◆ **Supplied information**:
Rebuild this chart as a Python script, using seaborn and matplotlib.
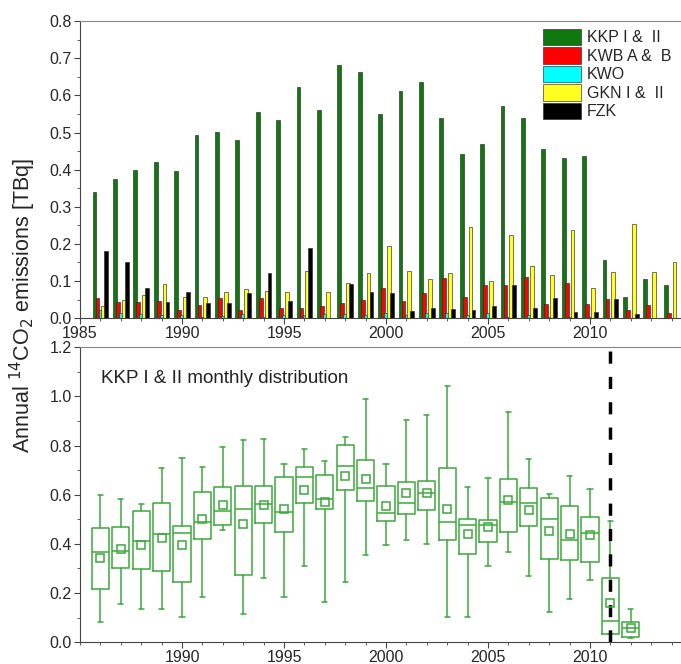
import numpy as np
import pandas as pd
import matplotlib
matplotlib.use("Agg")
import matplotlib.pyplot as plt
import seaborn as sns
from matplotlib.ticker import MultipleLocator, FormatStrFormatter

# annual emissions per plant [TBq]
years = list(range(1986, 2015))
kkp = [0.339, 0.374, 0.398, 0.421, 0.397, 0.493, 0.502, 0.481, 0.555, 0.535,
       0.624, 0.562, 0.683, 0.662, 0.551, 0.611, 0.636, 0.538, 0.441, 0.470,
       0.571, 0.538, 0.456, 0.431, 0.436, 0.157, 0.056, 0.105, 0.088]
kwb = [0.054, 0.044, 0.044, 0.047, 0.021, 0.036, 0.055, 0.023, 0.054, 0.028,
       0.028, 0.032, 0.041, 0.049, 0.081, 0.046, 0.068, 0.109, 0.056, 0.090,
       0.090, 0.112, 0.038, 0.094, 0.038, 0.051, 0.023, 0.036, 0.014]
kwo = [0.022, 0.014, 0.011, 0.009, 0.007, 0.003, 0.006, 0.011, 0.004, 0.009,
       0.007, 0.011, 0.011, 0.009, 0.014, 0.007, 0.014, 0.014, 0.007, 0.014,
       0.003, 0.007, 0.002, 0.002, 0.002, 0.0, 0.0, 0.0, 0.0]
gkn = [0.032, 0.049, 0.063, 0.093, 0.056, 0.056, 0.069, 0.079, 0.074, 0.069,
       0.128, 0.069, 0.095, 0.122, 0.195, 0.127, 0.105, 0.121, 0.245, 0.099,
       0.223, 0.139, 0.116, 0.237, 0.081, 0.124, 0.254, 0.123, 0.150]
fzk = [0.181, 0.150, 0.080, 0.044, 0.069, 0.040, 0.040, 0.067, 0.121, 0.047,
       0.190, 0.0, 0.093, 0.069, 0.067, 0.019, 0.028, 0.025, 0.023, 0.033,
       0.090, 0.028, 0.054, 0.016, 0.016, 0.051, 0.012, 0.0, 0.0]
plants = ["KKP I &  II", "KWB A &  B", "KWO", "GKN I &  II", "FZK"]
colors = ["#0e7a0e", "#ff0000", "#00ffff", "#ffff20", "#000000"]

# KKP monthly distribution stats per year
box_years = list(range(1986, 2013))
whis_lo = [0.083, 0.156, 0.133, 0.133, 0.101, 0.184, 0.456, 0.114, 0.260, 0.184,
           0.308, 0.162, 0.246, 0.353, 0.395, 0.415, 0.399, 0.104, 0.101, 0.311,
           0.365, 0.267, 0.123, 0.175, 0.254, 0.031, 0.015]
q1 = [0.218, 0.302, 0.296, 0.288, 0.244, 0.418, 0.475, 0.272, 0.483, 0.450,
      0.565, 0.540, 0.621, 0.575, 0.492, 0.521, 0.536, 0.415, 0.357, 0.409,
      0.448, 0.471, 0.338, 0.335, 0.325, 0.031, 0.022]
med = [0.365, 0.372, 0.410, 0.438, 0.444, 0.490, 0.534, 0.540, 0.563, 0.530,
       0.672, 0.583, 0.716, 0.626, 0.524, 0.568, 0.605, 0.488, 0.475, 0.478,
       0.572, 0.565, 0.502, 0.415, 0.445, 0.087, 0.057]
q3 = [0.464, 0.467, 0.533, 0.568, 0.472, 0.610, 0.632, 0.634, 0.637, 0.672,
      0.714, 0.682, 0.804, 0.741, 0.637, 0.651, 0.657, 0.709, 0.499, 0.496,
      0.662, 0.628, 0.586, 0.555, 0.510, 0.260, 0.081]
whis_hi = [0.597, 0.582, 0.564, 0.709, 0.749, 0.712, 0.793, 0.823, 0.825, 0.724,
           0.787, 0.739, 0.835, 0.988, 0.724, 0.902, 0.925, 1.044, 0.632, 0.666,
           0.936, 0.745, 0.603, 0.675, 0.624, 0.492, 0.135]
means = [0.341, 0.380, 0.396, 0.423, 0.394, 0.499, 0.560, 0.480, 0.560, 0.540,
         0.620, 0.570, 0.678, 0.662, 0.553, 0.607, 0.606, 0.542, 0.438, 0.469,
         0.578, 0.536, 0.452, 0.438, 0.436, 0.158, 0.058]

sns.set_style("ticks")
plt.rcParams['font.family'] = ['Liberation Sans', 'DejaVu Sans']
plt.rcParams['xtick.direction'] = 'out'
plt.rcParams['ytick.direction'] = 'out'

fig = plt.figure(figsize=(6.81, 6.64), dpi=100)
ax1 = fig.add_axes([0.1175, 0.521, 0.8825, 0.447])
ax2 = fig.add_axes([0.1175, 0.033, 0.8825, 0.444])

# top: grouped bars (slightly overlapping, as in the original)
df = pd.DataFrame({
    'year': np.tile(years, 5),
    'plant': np.repeat(plants, len(years)),
    'value': kkp + kwb + kwo + gkn + fzk,
})
sns.barplot(data=df, x='year', y='value', hue='plant', hue_order=plants,
            palette=colors, saturation=1, native_scale=True, width=0.72,
            gap=-0.3, errorbar=None, edgecolor='#2a2a2a', linewidth=0.45,
            ax=ax1)

ax1.set_xlim(1985, 2014.46)
ax1.set_ylim(0, 0.8)
ax1.set_xticks(range(1985, 2015, 5))
ax1.xaxis.set_minor_locator(MultipleLocator(1))
ax1.xaxis.set_major_formatter(FormatStrFormatter('%d'))
ax1.yaxis.set_major_locator(MultipleLocator(0.1))
ax1.yaxis.set_minor_locator(MultipleLocator(0.05))
ax1.yaxis.set_major_formatter(FormatStrFormatter('%.1f'))
ax1.set_xlabel('')
ax1.set_ylabel('')
handles, labels = ax1.get_legend_handles_labels()
ax1.legend(handles, labels, loc='upper left', bbox_to_anchor=(0.77, 0.975),
           frameon=False, borderaxespad=0, borderpad=0, fontsize=11.5,
           handlelength=2.4, handleheight=1.2, labelspacing=0.12,
           handletextpad=0.35)

# bottom: box plots
green = '#3caa3c'
stats = []
for i, y in enumerate(box_years):
    stats.append(dict(whislo=whis_lo[i], q1=q1[i], med=med[i], q3=q3[i],
                      whishi=whis_hi[i], mean=means[i], label=str(y)))
ax2.bxp(stats, positions=box_years, widths=0.85, capwidths=0.25,
        showmeans=True, showfliers=False, manage_ticks=False,
        boxprops=dict(color=green, linewidth=1.1),
        whiskerprops=dict(color=green, linewidth=1.1),
        capprops=dict(color=green, linewidth=1.1),
        medianprops=dict(color=green, linewidth=1.1),
        meanprops=dict(marker='s', markerfacecolor='none',
                       markeredgecolor=green, markersize=6,
                       markeredgewidth=1.1))
ax2.axvline(2011, color='black', linestyle=(0, (3.5, 3.8)), linewidth=2.5)
ax2.text(0.035, 0.895, 'KKP I & II monthly distribution',
         transform=ax2.transAxes, fontsize=13.5, va='center', color='#222222')

ax2.set_xlim(1985, 2014.46)
ax2.set_ylim(0, 1.2)
ax2.set_xticks(range(1990, 2015, 5))
ax2.xaxis.set_minor_locator(MultipleLocator(1))
ax2.xaxis.set_major_formatter(FormatStrFormatter('%d'))
ax2.yaxis.set_major_locator(MultipleLocator(0.2))
ax2.yaxis.set_minor_locator(MultipleLocator(0.1))
ax2.yaxis.set_major_formatter(FormatStrFormatter('%.1f'))

for ax in (ax1, ax2):
    ax.spines['right'].set_visible(False)
    ax.spines['top'].set_color('#888888')
    for s in ('left', 'bottom'):
        ax.spines[s].set_color('#444444')
    ax.tick_params(axis='both', which='major', labelsize=11.5, length=4,
                   color='#444444', pad=2)
    ax.tick_params(axis='both', which='minor', length=2.5, color='#444444')

fig.text(0.034, 0.54, 'Annual $^{14}$CO$_2$ emissions [TBq]', rotation=90,
         va='center', ha='center', fontsize=15.5)

plt.savefig('out.png', dpi=100)
plt.close()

◆ **Your instructions**:
Show every line where the string "seaborn" appears.

◆ **Correct result**:
Rebuild this chart as a Python script, using seaborn and matplotlib.
import seaborn as sns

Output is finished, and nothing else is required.